VERTICAL ILLUMINATION:
A system of viewing an opaque object in which the illuminating light is directed towards the object from the same direction that the image is being viewed from. This may be accomplished by the use of a VERTICAL ILLUMINATOR, or, in more modern instruments a light source that surrounds the objective. Vertical illumination is one type of TOP LIGHTING, but requires a light source that is oriented vertically, not from the side or an angle.

VERTICAL ILLUMINATOR:
vertical illuminator




A device for supplying vertical illumination. The earliest type simply used a thin piece of glass, like a coverslip, angled at 45 degrees within the device which was usually placed on the nosepiece, just above the objective. Light could then enter from the side and be reflected down towards the subject, while the light reflected from the subject would pass through the reflector back up the optical axis to be viewed in the usual way. Other types of vertical illuminators used tiny prisms in the center of the device, the majority of the reflected light then passing around the prism up the tube.

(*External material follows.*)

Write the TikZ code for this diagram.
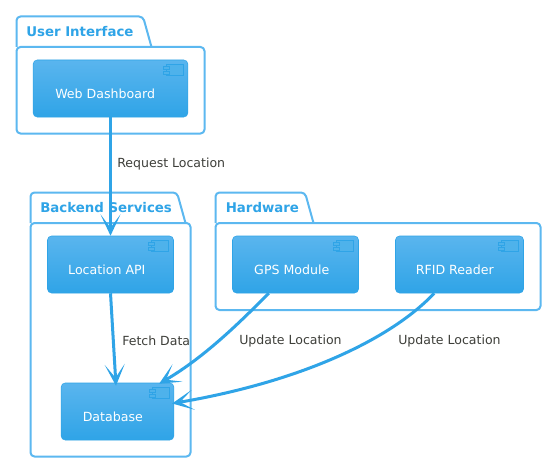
\documentclass[tikz,border=0pt]{standalone}
\usepackage{fontspec}
\setmainfont{DejaVu Sans}
\usetikzlibrary{arrows.meta}
\definecolor{mainblue}{HTML}{2FA4E7}
\definecolor{lightblue}{HTML}{5AB5EE}
\definecolor{pkgblue}{HTML}{5CB8F0}
\definecolor{labelgrey}{HTML}{3E3F3A}
\tikzset{
  x=0.75pt,y=-0.75pt,
  comp/.style={rectangle,rounded corners=3pt,draw=mainblue,line width=0.4pt,top color=lightblue,bottom color=mainblue,inner sep=0pt,minimum height=42.75pt,text=white,text height=15.4pt,text depth=0pt,font=\fontsize{9.45pt}{11pt}\selectfont},
  pkg/.style={draw=pkgblue,line width=1.5pt,rounded corners=3pt,line join=round},
  pkgtitle/.style={anchor=west,inner sep=0pt,text=mainblue,font=\fontsize{10pt}{11pt}\selectfont\bfseries},
  edgelabel/.style={anchor=west,inner sep=0pt,text=labelgrey,font=\fontsize{9.4pt}{11pt}\selectfont},
  flow/.style={draw=mainblue,line width=2.25pt,-{Stealth[length=16pt,width=15pt,inset=10pt]}},
  iconpart/.style={draw=mainblue,line width=0.6pt,fill=mainblue!85!white},
}
\newcommand{\compicon}[1]{%
  \path[iconpart] ([shift={(-22,5)}]#1.north east) rectangle ([shift={(-5,16)}]#1.north east);
  \path[iconpart] ([shift={(-25,7)}]#1.north east) rectangle ([shift={(-19,10)}]#1.north east);
  \path[iconpart] ([shift={(-25,12)}]#1.north east) rectangle ([shift={(-19,15)}]#1.north east);
}
\begin{document}
\begin{tikzpicture}
\useasboundingbox (0,0) rectangle (552,467);
\fill[white] (0,0) rectangle (552,467);
% packages
\draw[pkg] (16.5,47) -- (16.5,16.5) -- (143,16.5) -- (151.5,47);
\draw[pkg] (16.5,47) rectangle (204.5,133.5);
\node[pkgtitle] (t1) at (26,31.5) {User Interface};
\draw[pkg] (30.5,223) -- (30.5,192.5) -- (177,192.5) -- (185.5,223);
\draw[pkg] (30.5,223) rectangle (190.5,456.5);
\node[pkgtitle] (t2) at (40,207.5) {Backend Services};
\draw[pkg] (215.5,223) -- (215.5,192.5) -- (305,192.5) -- (313.5,223);
\draw[pkg] (215.5,223) rectangle (540.5,310);
\node[pkgtitle] (t3) at (225.5,207.5) {Hardware};
% components
\node[comp,minimum width=116pt] (web) at (110.5,88.5) {\hspace*{-8pt}Web Dashboard};
\node[comp,minimum width=94.5pt] (api) at (110.5,264.5) {\hspace*{-5.5pt}Location API};
\node[comp,minimum width=84.5pt] (db) at (117.5,411.5) {\hspace*{-7pt}Database};
\node[comp,minimum width=94.5pt] (gps) at (295.5,264.5) {\hspace*{-5.5pt}GPS Module};
\node[comp,minimum width=96pt] (rfid) at (459.5,264.5) {\hspace*{-7pt}RFID Reader};
\compicon{web}\compicon{api}\compicon{db}\compicon{gps}\compicon{rfid}
% edge end points
\coordinate (gpsout) at ([xshift=-20pt]gps.south);
\coordinate (rfidout) at ([xshift=-19pt]rfid.south);
\coordinate (dbin) at ([shift={(-1.5,3)}]db.north);
\coordinate (dbgps) at ([shift={(-15,1)}]db.north east);
\coordinate (dbrfid) at ([shift={(-2,-8)}]db.east);
% connectors
\draw[flow] (web.south) -- (api.north);
\draw[flow] (api.south) -- (dbin);
\draw[flow] (gpsout) .. controls (240,322) and (205,357) .. (dbgps);
\draw[flow] (rfidout) .. controls (395,335) and (310,380) .. (dbrfid);
% labels
\node[edgelabel] (l1) at (117,164.5) {Request Location};
\node[edgelabel] (l2) at (122,341) {Fetch Data};
\node[edgelabel] (l3) at (239,341) {Update Location};
\node[edgelabel] (l4) at (398,341) {Update Location};
\end{tikzpicture}
\end{document}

Vertical illuminators are still used today, but make use of specialized coatings to enhance the light paths desired, and reduce light paths that degrade the image. Further improvements included fittings such as iris diaphragms and condenser lenses to permit reflected Kohler illumination. Modern vertical illuminators also have built-in electric light sources which is very convenient when the optical tube rather than the stage is being moved for focusing, as using an external unattached light source in this situation requires adjusting the position of the light every time the focus is changed so that it continues to line up with the side opening of the vertical illuminator.



W

WORKING DISTANCE:
The distance between the end of the objective and the object being studied when the object is in focus. In general, the working distance shortens as the magnification increases.